:: Task requirements ::
Extract everything from the first line through the line with "(0,0) rectangle (870,550);", both ends included, except for any pictures.

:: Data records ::
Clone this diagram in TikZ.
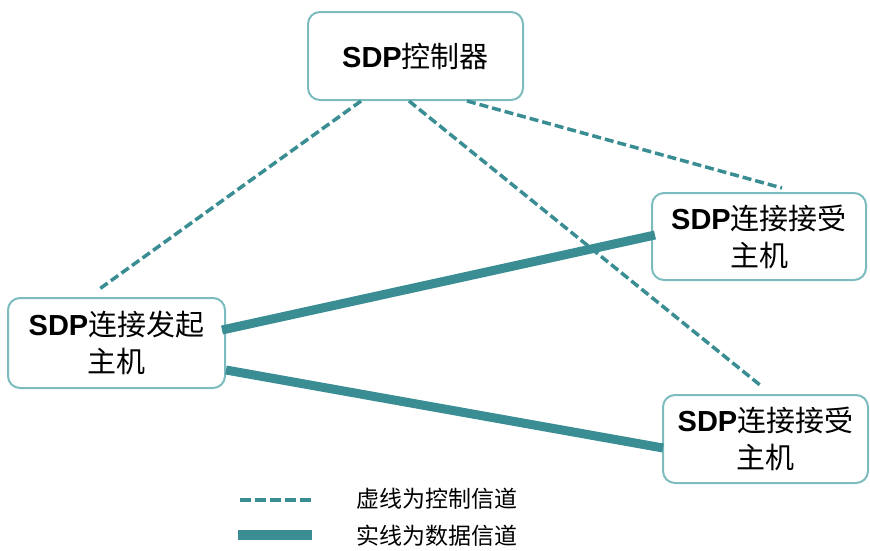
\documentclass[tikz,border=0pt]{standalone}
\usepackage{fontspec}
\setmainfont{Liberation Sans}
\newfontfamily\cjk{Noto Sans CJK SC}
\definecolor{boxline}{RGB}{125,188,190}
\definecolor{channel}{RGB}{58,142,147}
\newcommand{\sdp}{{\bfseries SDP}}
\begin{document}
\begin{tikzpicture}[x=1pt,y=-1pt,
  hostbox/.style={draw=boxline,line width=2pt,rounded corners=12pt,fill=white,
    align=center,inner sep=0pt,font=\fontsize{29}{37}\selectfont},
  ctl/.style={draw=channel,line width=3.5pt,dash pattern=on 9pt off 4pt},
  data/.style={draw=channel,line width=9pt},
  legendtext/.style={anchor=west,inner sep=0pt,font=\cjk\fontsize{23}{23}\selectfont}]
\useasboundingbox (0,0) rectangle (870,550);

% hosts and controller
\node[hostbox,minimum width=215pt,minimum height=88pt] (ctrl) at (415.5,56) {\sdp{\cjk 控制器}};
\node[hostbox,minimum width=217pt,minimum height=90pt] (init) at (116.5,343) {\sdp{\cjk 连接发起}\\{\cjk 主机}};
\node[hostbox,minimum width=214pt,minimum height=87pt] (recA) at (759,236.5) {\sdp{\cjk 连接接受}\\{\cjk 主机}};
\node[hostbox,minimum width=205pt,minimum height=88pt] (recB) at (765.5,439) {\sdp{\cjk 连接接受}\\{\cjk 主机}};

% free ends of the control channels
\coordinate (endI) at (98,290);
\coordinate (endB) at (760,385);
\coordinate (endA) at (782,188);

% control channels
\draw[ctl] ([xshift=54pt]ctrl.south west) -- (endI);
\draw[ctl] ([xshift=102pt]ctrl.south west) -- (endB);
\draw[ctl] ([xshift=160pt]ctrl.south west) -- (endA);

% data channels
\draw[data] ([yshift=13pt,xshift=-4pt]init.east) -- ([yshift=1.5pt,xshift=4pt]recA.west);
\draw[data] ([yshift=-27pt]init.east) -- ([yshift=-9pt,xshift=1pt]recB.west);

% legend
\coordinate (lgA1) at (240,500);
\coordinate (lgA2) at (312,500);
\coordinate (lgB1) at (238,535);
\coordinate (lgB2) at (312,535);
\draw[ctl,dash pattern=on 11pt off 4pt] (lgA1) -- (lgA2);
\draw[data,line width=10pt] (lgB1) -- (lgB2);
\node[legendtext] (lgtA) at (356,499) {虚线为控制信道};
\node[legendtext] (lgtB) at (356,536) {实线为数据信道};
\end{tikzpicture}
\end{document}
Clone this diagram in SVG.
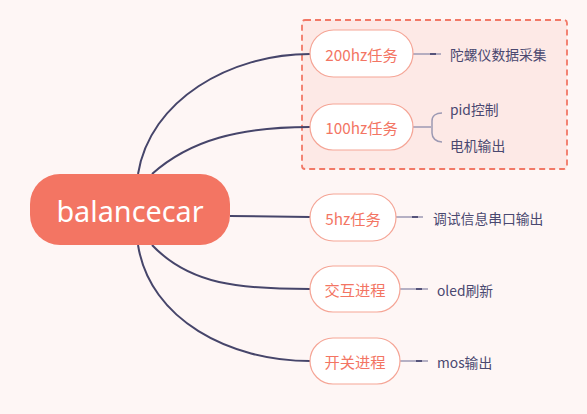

:: Written solution ::
Clone this diagram in TikZ.
\documentclass[tikz,border=0pt]{standalone}
\usepackage{fontspec}
\setmainfont{Liberation Sans}
\newfontfamily\cjk{Noto Sans CJK SC}
\definecolor{boxline}{RGB}{125,188,190}
\definecolor{channel}{RGB}{58,142,147}
\newcommand{\sdp}{{\bfseries SDP}}
\begin{document}
\begin{tikzpicture}[x=1pt,y=-1pt,
  hostbox/.style={draw=boxline,line width=2pt,rounded corners=12pt,fill=white,
    align=center,inner sep=0pt,font=\fontsize{29}{37}\selectfont},
  ctl/.style={draw=channel,line width=3.5pt,dash pattern=on 9pt off 4pt},
  data/.style={draw=channel,line width=9pt},
  legendtext/.style={anchor=west,inner sep=0pt,font=\cjk\fontsize{23}{23}\selectfont}]
\useasboundingbox (0,0) rectangle (870,550);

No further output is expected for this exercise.